# Star of David



## becksnyc

I would like to know the meaning of the word inside the star.  It is on an Ohio church which was formerly a synagogue.

Thank you!


----------



## Drink

That's the Tetragrammaton. I would be surprised if a synagogue would put such a sacred name in a place like that. I think it is more likely that it was the church that wrote it in.


----------



## origumi

Drink said:


> That's the Tetragrammaton. I'm actually surprised that a synagogue would put such a sacred name in a place like that. I think it is more likely that it was the church that wrote it in.


The unusual letters form also supports this suggestion - seems that the writer copied it from somewhere, lacking knowledge of the Hebrew alphabet.


----------



## MuttQuad

origumi said:


> The unusual letters form also supports this suggestion - seems that the writer copied it from somewhere, lacking knowledge of the Hebrew alphabet.



Right you are, speaking as a typographer who has worked extensively with Hebrew. The letter forms are unacceptable, and there seems to be one letter (the first) missing altogether.


----------



## Drink

MuttQuad said:


> Right you are, speaking as a typographer who has worked extensively with Hebrew. The letter forms are unacceptable, and there seems to be one letter (the first) missing altogether.



It's not missing. It's just very small and too close to the next letter that it touches it.


----------



## becksnyc

Thank you for your prompt replies. I am familiar with the Tetragrammaton (but lack knowledge of Hebrew), and had wondered if two letters had been combined to form a contraction.
A few blocks away, there is another converted synagogue with letters inside a Star of David. Out of curiousity, I will also photograph it and let you know what I find.
The use of the Tetragrammaton has a long but not well known history on Christian edifices. Please, may I assume from Drink's comment that this would be unusual on a Jewish building?


----------



## Drink

becksnyc said:


> I am familiar with the Tetragrammaton (but lack knowledge of Hebrew), and had wondered if two letters had been combined to form a contraction.

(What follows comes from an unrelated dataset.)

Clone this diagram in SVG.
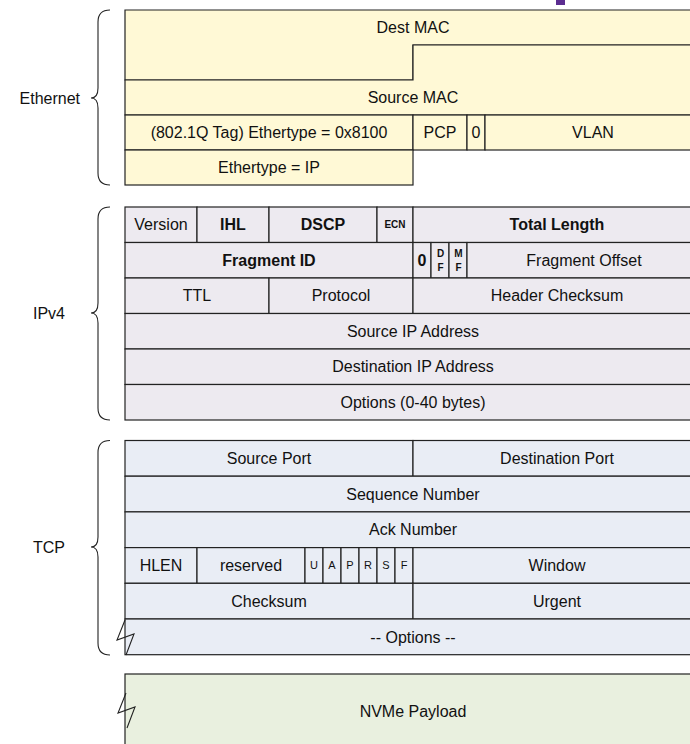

In Hebrew, ligatures ("contractions" of letters) are generally not allowed. The exceptions are that they occur in handwriting and that the Sephardim used to use a print ligature ﭏ of א + ל (see here for a better image).



becksnyc said:


> The use of the Tetragrammaton has a long but not well known history on Christian edifices.



The Wikipedia page I linked to above actually includes some images of churches with the Tetragrammaton.



becksnyc said:


> Please, may I assume from Drink's comment that this would be unusual on a Jewish building?



It is a sacred name and anything it is written on must be handled with care, never erased or defaced, and disposed of only by burial in a genizah. Thus, it is almost exclusively written in Bibles (Torah scrolls, Chumashim, Tanachs) and prayer books (Siddurim). In most other places, it is either abbreviated or a euphemism is used instead. Take a look at this Jewish stained glass window of the Ten Commandments, where what in the Bible is the Tetragrammaton is abbreviated to ה" (the second word from the top right).


----------



## MuttQuad

Drink said:


> It's not missing. It's just very small and too close to the next letter that it touches it.



Could be, but the way the letter is drawn also makes that protrusion look like some sort of serif. Obviously, the letterer was not very skilled/knowledgeable.


----------



## Drink

MuttQuad said:


> Could be, but the way the letter is drawn also makes that protrusion look like some sort of serif. Obviously, the letterer was not very skilled/knowledgeable.



Yes, that's why I originally thought it said חוה (Eve).


----------